ALito Alfian Mehmud: Abdurrahman Shahab, afwan silahkan antum pahami dulu kedudukan mujtahid dalam Syi’ah. Saya yakin jika antum pahami hal ini antum tidak akan berkomentar “....memiliki ambiguitas yang sangat parah.....” dan seterusnya. Apalagi sampai antum mengatakannya agar tidak membuat perpecahan di kalangan muslimin. Bagi saya pribadi apa yang disampaikan oleh beliau sangat jelas & tidak ada ambiguitas sama sekali. Apakah antum tidak mengetahui bahwa seorang yang telah sampai pada tingkatan mujtahid maka ia sudah harus mengambil keputusan sendiri berkenaan dengan hukum-hukum agama. Apabila dalam ijtihadnya yang benar-benar didasari qurbatan ilallah mereka benar maka dapat dua pahala & apabila salah dapat satu pahala. Olehnya itu bagi mereka sudah tidak dikenai lagi hukum dosa dalam apa-apa yang mereka ijtihadkan. Sedangkan pada poin 4 jelas-jelas berbeda di atas tertulis jelas coba antum perhatikan kalimatnya “,Tahu bahwa itu dari Islam dan menolaknya”. Ia mengetahuinya secara sangat yakin bahwa wilayatul faqih adalah wajib akan tetapi ia menolaknya/mengingkarinya. Maka bagaimana mungkin antum ini menilai hal ini ambigu.

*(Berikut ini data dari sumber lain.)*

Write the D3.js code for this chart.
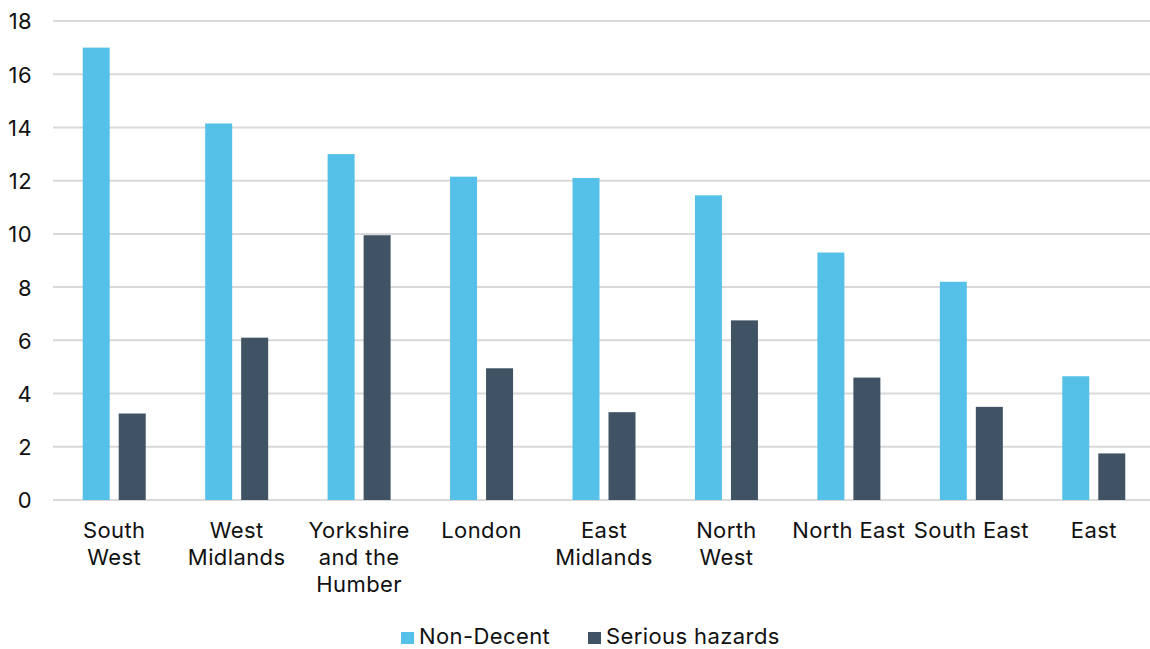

Deddy Prihambudi: Salam. Teruslah diskusi. Jangan terputus. Terlepas apakah substansi diskusi ini kita terima atau kita tolak, namun KEBEBASAN untuk menyampaikan ide dan gagasan harus tetap dihormati, dan dijaga.

Sinar Agama: @Alito dan teman-teman lainnya, semoga antum semua dan saya yang terlalu hina ini, selalu dalam peluk hangat perlindungan Allah dan syafaat Nabi saww serta Makshumin as amin.

Bima Wisambudi: Afwan ustadz, bagaimana jika ada yang menerima WF namun menolak rahbar?

Sinar Agama: Ada teman seorang sayyid di inbox yang mengatakan “Ustadz, katakan yang haq itu haq dan yang batil itu batil, jangan menyembunyikan kebenaran.”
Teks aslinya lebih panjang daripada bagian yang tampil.